There is no creative taxidermy at the Teylers Museum, which Martin Young recently visited in Haarlem, Netherlands. The neoclassical Oval Room at the museum's center resembles a giant Cabinet of Curiosities. Built behind the house of Pieter Teyler van der Hulst in 1784, it is the Netherlands' first museum open to the public. Teyler, a wealthy merchant, banker, and collector, died childless in 1778 at 76. His family was originally from Scotland, their name deriving from "Tailor," and he was a follower of the Scottish Enlightenment, believing in enriching society and humanity through the arts and sciences. He collected items of natural history, numismatics, draftsmanship, and books. Teyler bequeathed his collections, residence, and vast wealth, to form a foundation to promote theology, the sciences, and the arts.

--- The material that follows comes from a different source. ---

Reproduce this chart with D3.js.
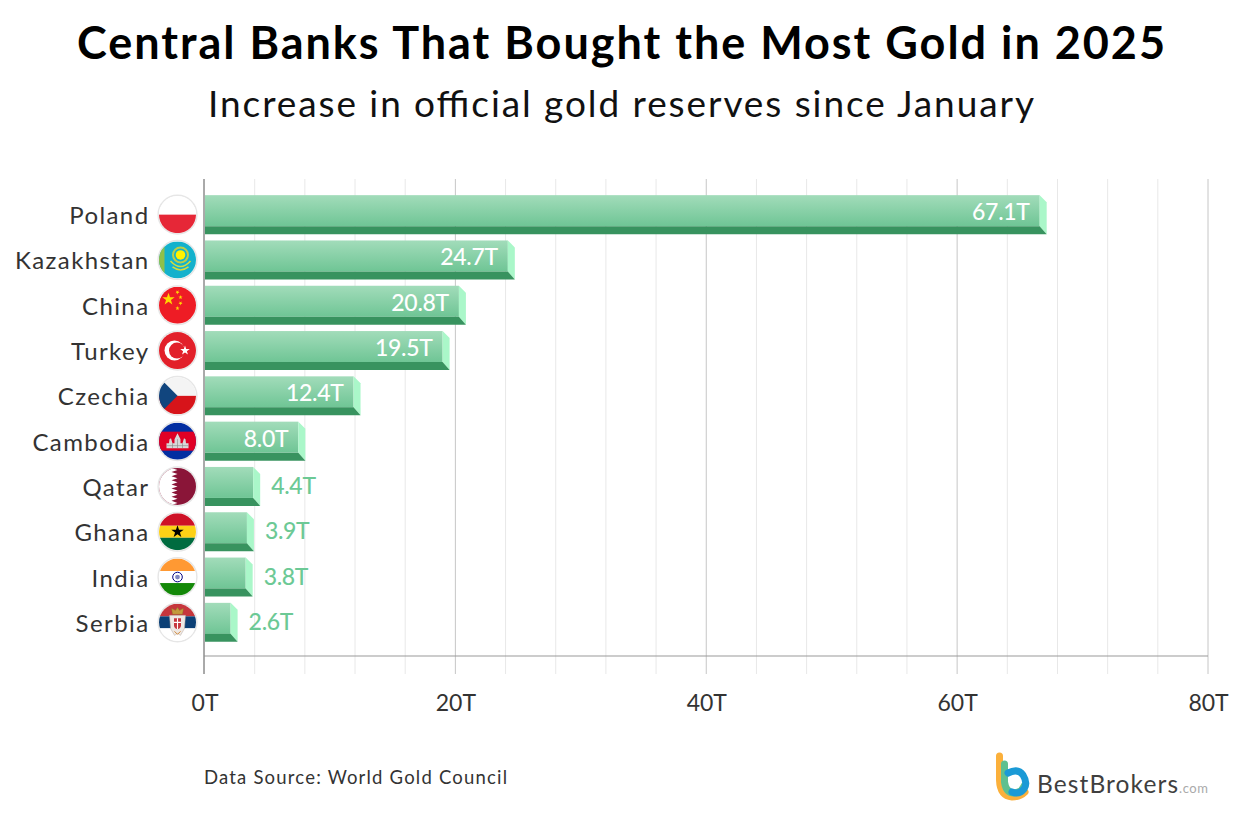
<!DOCTYPE html>
<html><head><meta charset="utf-8">
<script src="https://cdn.jsdelivr.net/npm/d3@7"></script>
<style>html,body{margin:0;padding:0;background:#fff}svg{display:block}text{font-family:Lato,"Noto Sans",sans-serif}</style>
</head><body><svg id="c" width="1240" height="818"></svg>
<script>
const titleText = "Central Banks That Bought the Most Gold in 2025";
const subtitleText = "Increase in official gold reserves since January";
const sourceText = "Data Source: World Gold Council";
const countries = ["Poland","Kazakhstan","China","Turkey","Czechia","Cambodia","Qatar","Ghana","India","Serbia"];
const tonnes = [67.1,24.7,20.8,19.5,12.4,8.0,4.4,3.9,3.8,2.6];
const majorTicks = [0,20,40,60,80];
const minorTicks = [4,8,12,16,24,28,32,36,44,48,52,56,64,68,72,76];

const svg = d3.select("#c");
const defs = svg.append("defs");
const m = {l:204.5,r:1208,t:179,base:656,b:674};
const x = d3.scaleLinear().domain([0,80]).range([m.l,m.r]);
const y = d3.scaleBand().domain(countries).range([192,645]).paddingInner(0.139).paddingOuter(0.0695);

const g = defs.append("linearGradient").attr("id","face").attr("x1",0).attr("y1",0).attr("x2",0).attr("y2",1);
g.append("stop").attr("offset",0).attr("stop-color","#a2dcba");
g.append("stop").attr("offset",1).attr("stop-color","#6fc595");

// Titles
svg.append("text").attr("x",621).attr("y",59).attr("text-anchor","middle").attr("font-size",45).attr("font-weight",700)
  .attr("fill","#000").attr("textLength",1088).attr("lengthAdjust","spacing").text(titleText);
svg.append("text").attr("x",621).attr("y",117).attr("text-anchor","middle").attr("font-size",37).attr("font-weight",400)
  .attr("fill","#111").attr("textLength",826).attr("lengthAdjust","spacing").text(subtitleText);

// Grid
svg.append("g").selectAll("line").data(minorTicks).join("line")
  .attr("x1",d=>x(d)).attr("x2",d=>x(d)).attr("y1",m.t).attr("y2",m.b).attr("stroke","#e8e8e8").attr("stroke-width",1);
svg.append("g").selectAll("line").data(majorTicks.slice(1)).join("line")
  .attr("x1",d=>x(d)).attr("x2",d=>x(d)).attr("y1",m.t).attr("y2",m.b).attr("stroke","#c6c6c6").attr("stroke-width",1);
svg.append("line").attr("x1",m.l).attr("x2",m.r).attr("y1",m.base).attr("y2",m.base).attr("stroke","#9a9a9a").attr("stroke-width",1.2);
svg.append("line").attr("x1",m.l-0.5).attr("x2",m.l-0.5).attr("y1",m.t).attr("y2",m.b).attr("stroke","#555").attr("stroke-width",1);

// Tick labels via axis
const axis = d3.axisBottom(x).tickValues(majorTicks).tickFormat(d=>d+"T").tickSize(0).tickPadding(0);
const ax = svg.append("g").attr("transform","translate(0,694)").call(axis);
ax.select(".domain").remove();
ax.selectAll("text").attr("font-size",23).attr("fill","#333").attr("font-family","Lato,sans-serif").attr("dy",0).attr("y",17);

// Bars
const depthX=7, depthY=8, sideTop=7, barL=m.l+0.5;
const barEnd=v=>x(v)+0.5;
const rows = svg.append("g").selectAll("g").data(countries.map((c,i)=>({c,v:tonnes[i]}))).join("g")
  .attr("transform",d=>`translate(0,${y(d.c)})`);
const h = y.bandwidth();
const faceH = h-depthY;
rows.append("rect").attr("x",barL).attr("y",0).attr("width",d=>barEnd(d.v)-barL-depthX).attr("height",faceH).attr("fill","url(#face)");
rows.append("path").attr("fill","#aaf7c9").attr("d",d=>{const e=barEnd(d.v),f=e-depthX;return `M${f},0L${e},${sideTop}L${e},${h}L${f},${faceH}Z`;});
rows.append("path").attr("fill","#38935f").attr("d",d=>{const e=barEnd(d.v),f=e-depthX;return `M${barL},${faceH}L${f},${faceH}L${e},${h}L${barL},${h}Z`;});
rows.append("text").attr("font-size",23).attr("font-weight",500).attr("letter-spacing",-0.3)
  .attr("y",d=>faceH/2+(d.v>=8?9.5:11.5))
  .attr("x",d=>d.v>=8?barEnd(d.v)-depthX-10:barEnd(d.v)+11)
  .attr("text-anchor",d=>d.v>=8?"end":"start")
  .attr("fill",d=>d.v>=8?"#fff":"#6cc995")
  .text(d=>d.v.toFixed(1)+"T");

// Category labels
rows.append("text").attr("x",149.5).attr("y",h/2+9.5).attr("text-anchor","end").attr("font-size",24)
  .attr("fill","#333").attr("letter-spacing",1.4).text(d=>d.c);

// Flags
const star=(cx,cy,r,rot=-90)=>{const p=[];for(let i=0;i<10;i++){const a=(rot+i*36)*Math.PI/180,q=i%2?r*0.4:r;p.push([cx+q*Math.cos(a),cy+q*Math.sin(a)]);}return "M"+p.join("L")+"Z";};
const R=18.5;
const band=(s,y0,y1,c)=>s.append("rect").attr("x",-R).attr("width",2*R).attr("y",y0).attr("height",y1-y0).attr("fill",c);
const flagDraw={
 Poland(s){band(s,-R,0,"#fff");band(s,0,R,"#e62737");},
 Kazakhstan(s){band(s,-R,R,"#14b1cc");
  s.append("rect").attr("x",-R).attr("y",-R).attr("width",5.5).attr("height",2*R).attr("fill","#8fc04a");
  s.append("circle").attr("cx",3).attr("cy",-5).attr("r",7.5).attr("fill","none").attr("stroke","#b9cf4a").attr("stroke-width",2);
  s.append("circle").attr("cx",3).attr("cy",-5).attr("r",4.8).attr("fill","#fff200");
  s.append("path").attr("d","M-7,1Q3,12 13,1M-5,7Q3,13 11,7").attr("fill","none").attr("stroke","#d5dc3c").attr("stroke-width",1.6);},
 China(s){band(s,-R,R,"#ee1c25");
  s.append("path").attr("d",star(-9,-6,6.5)).attr("fill","#ffd800");
  [[0,-13,-60],[3,-8,-20],[3,-2,20],[0,3,60]].forEach(([a,b,r])=>s.append("path").attr("d",star(a,b,2.2,r)).attr("fill","#ffd800"));},
 Turkey(s){band(s,-R,R,"#e2202a");
  s.append("circle").attr("cx",-3).attr("cy",0).attr("r",10).attr("fill","#fff");
  s.append("circle").attr("cx",-0.5).attr("cy",0).attr("r",8).attr("fill","#e2202a");
  s.append("path").attr("d",star(7.5,0,5,-162)).attr("fill","#fff");},
 Czechia(s){band(s,-R,0,"#f4f4f4");band(s,0,R,"#d7141a");
  s.append("path").attr("d",`M${-R},${-R}L0,0L${-R},${R}Z`).attr("fill","#11457e");},
 Cambodia(s){band(s,-R,R,"#032ea1");band(s,-9.5,9.5,"#e00025");
  s.append("path").attr("fill","#d8d8d8").attr("d","M-11,7L-11,2L-8.5,2L-8,-2L-6.5,-3L-5,2L-3,2L-3,-2L0,-8L3,-2L3,2L5,2L6.5,-3L8,-2L8.5,2L11,2L11,7Z");
  s.append("path").attr("stroke","#888").attr("stroke-width",.6).attr("d","M-11,4.5L11,4.5M-5,2L-5,7M0,-2L0,7M5,2L5,7");},
 Qatar(s){band(s,-R,R,"#8a1538");
  const n=9,p=[[-R,-R]],w=2*R/n;for(let i=0;i<n;i++){p.push([-6,-R+i*w]);p.push([0,-R+(i+.5)*w]);}p.push([-6,R]);p.push([-R,R]);
  s.append("path").attr("d","M"+p.join("L")+"Z").attr("fill","#fff");},
 Ghana(s){band(s,-R,-6,"#ce1126");band(s,-6,6,"#fcd116");band(s,6,R,"#006b3f");
  s.append("path").attr("d",star(0,0,6.5)).attr("fill","#000");},
 India(s){band(s,-R,-6,"#ff9933");band(s,-6,6,"#fff");band(s,6,R,"#138808");
  s.append("circle").attr("r",4.8).attr("fill","#fff").attr("stroke","#000080").attr("stroke-width",1);
  s.append("circle").attr("r",2.4).attr("fill","#7f86c0");},
 Serbia(s){band(s,-R,-6,"#c6363c");band(s,-6,6,"#0c4076");band(s,6,R,"#fff");
  s.append("path").attr("d","M-8,-7L8,-7L7,6L3,13L0,11L-3,13L-7,6Z").attr("fill","#efe9e4").attr("stroke","#b5a79f").attr("stroke-width",.5);
  s.append("path").attr("d","M-5,-8L-6,-14L-2,-12L0,-15L2,-12L6,-14L5,-8Z").attr("fill","#c49a3c").attr("stroke","#8a6a2a").attr("stroke-width",.4);
  s.append("path").attr("d","M-3.5,-4L3.5,-4L3.5,3Q3.5,6 0,7Q-3.5,6 -3.5,3Z").attr("fill","#c6363c");
  s.append("path").attr("d","M0,-4L0,7M-3.5,0L3.5,0").attr("stroke","#fff").attr("stroke-width",1.1);
  s.append("path").attr("d","M-3,9L0,12L3,9").attr("fill","none").attr("stroke","#d08a3a").attr("stroke-width",1);}
};
const flags=rows.append("g").attr("transform",`translate(177.5,${h/2})`);
flags.append("circle").attr("r",19.4).attr("fill","#fff").attr("stroke","#e6e6e6").attr("stroke-width",1.4);
flags.each(function(d,i){
  const id="clip"+i;
  defs.append("clipPath").attr("id",id).append("circle").attr("r",R);
  flagDraw[d.c](d3.select(this).append("g").attr("clip-path",`url(#${id})`));
});

// Footer
svg.append("text").attr("x",204).attr("y",784).attr("font-size",18.5).attr("fill","#333").attr("textLength",303).attr("lengthAdjust","spacing").text(sourceText);

// Logo
const logo=svg.append("g").attr("fill","none").attr("stroke-linecap","round");
logo.append("path").attr("stroke","#fbb03b").attr("stroke-width",7).attr("d","M999.5,756L999.5,780Q1000,796 1012,797Q1020,797 1025,792");
logo.append("path").attr("stroke","#5fc08f").attr("stroke-width",7).attr("d","M1004.5,764L1004.5,782Q1006,793 1014,793Q1022,792 1024,786");
logo.append("path").attr("stroke","#1b9ad6").attr("stroke-width",7).attr("d","M1008,773Q1018,768 1023,775Q1028,783 1024,789Q1019,795 1012,792");
svg.append("text").attr("x",1037).attr("y",793).attr("font-size",24.5).attr("fill","#3f3f3f").attr("textLength",141).attr("lengthAdjust","spacing").text("BestBrokers");
svg.append("text").attr("x",1179).attr("y",793).attr("font-size",13).attr("fill","#aaa").attr("textLength",29).attr("lengthAdjust","spacing").text(".com");
</script></body></html>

Teylers Foundation's first directors commissioned the Dutch architect and cabinet maker Leendert Viervant the Younger (1752-1801) to design the Oval Room. Viervant came from a distinguished family of architects, cabinet makers, and stonemasons. He referenced ancient Greek and Roman architecture throughout the two-story Oval Room while celebrating new scientific discoveries. The centerpiece of the ground floor is a mineralogical cabinet showcasing the museum's collection of 12,000 specimens curated by Dutch scientist and first museum director Martinus van Marum (1750-1837). Other cabinets display 18th-century scientific instruments. The atrium allows for the maximum amount of natural light. Twelve alcove bookcases along the upper gallery hold antique books, encyclopedias, and periodicals. From its inception, Teyler wanted the foundation to provide a place where his collections would enrich people's lives.